Добавить в цитаты Настройки чтения

Страница 29 из 111

Читатель без труда обнаружит в данной характеристике много, слишком много совпадений с определениями относительно «рабочих и крестьян» (или, в прочтении самого М. Горького, относительно «русского народа») из текста «Дополнения». Мы, повторим, не можем говорить в точности, что и как написал на сей счет А.Ф. Лосев, а вот его критик и обвинитель — тот в свое время и в своем месте выразился именно теми словами, что воспроизведены. Может быть, как раз поэтому столь резким и был выпад «своевременного» Горького 1930-х годов против автора «Дополнения», что ему что-то и как-то напомнило о прежнем Горьком, о Горьком времен «Несвоевременных мыслей».
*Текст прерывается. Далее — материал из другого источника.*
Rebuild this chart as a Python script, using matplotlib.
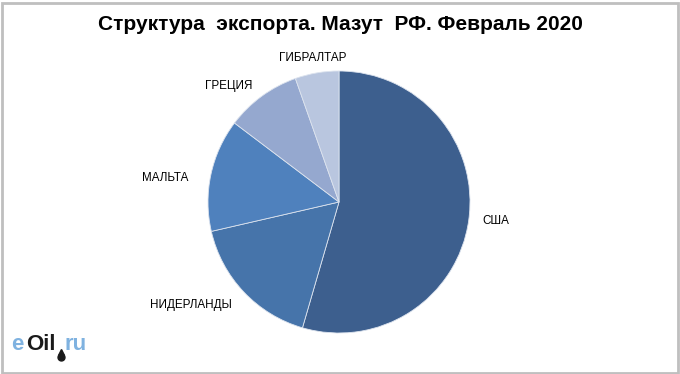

Впрочем, главное состоит не в совпадениях, а как раз в расхождениях. Даже если М. Горький и не знал А.Ф. Лосева и судил о его творчестве только по справочным материалам ОГПУ (достоверными данными в пользу обратного предположения мы не располагаем, хотя и видятся некоторые ходы дальнейших поисков 24), пересечение судеб этих двух личностей в случае статьи «О борьбе с природой» является вовсе не случайным. Столкнулись два мировоззрения, два проекта, две программы «преобразования» природы. В самом деле, какая идея победит? Та ли, что «способна обернуться безрелигиозной в своем существе, самовлюбленно-человеческой, фетишистски-науковерческой душой бездушно-машинной эпохи»? Или все-таки наконец станет понятным, что «борющееся „с природой“ человечество есть само ведь тоже природа в глубочайшем смысле слова» и что «борется оно, не ниспровергая природу, а напротив, опираясь на нее, утверждая и прославляя ее». Но тогда с необходимостью выходит, «преобразование и преображение мира должно быть не борьбою с природой, а утверждением ее идеально-реального бытия».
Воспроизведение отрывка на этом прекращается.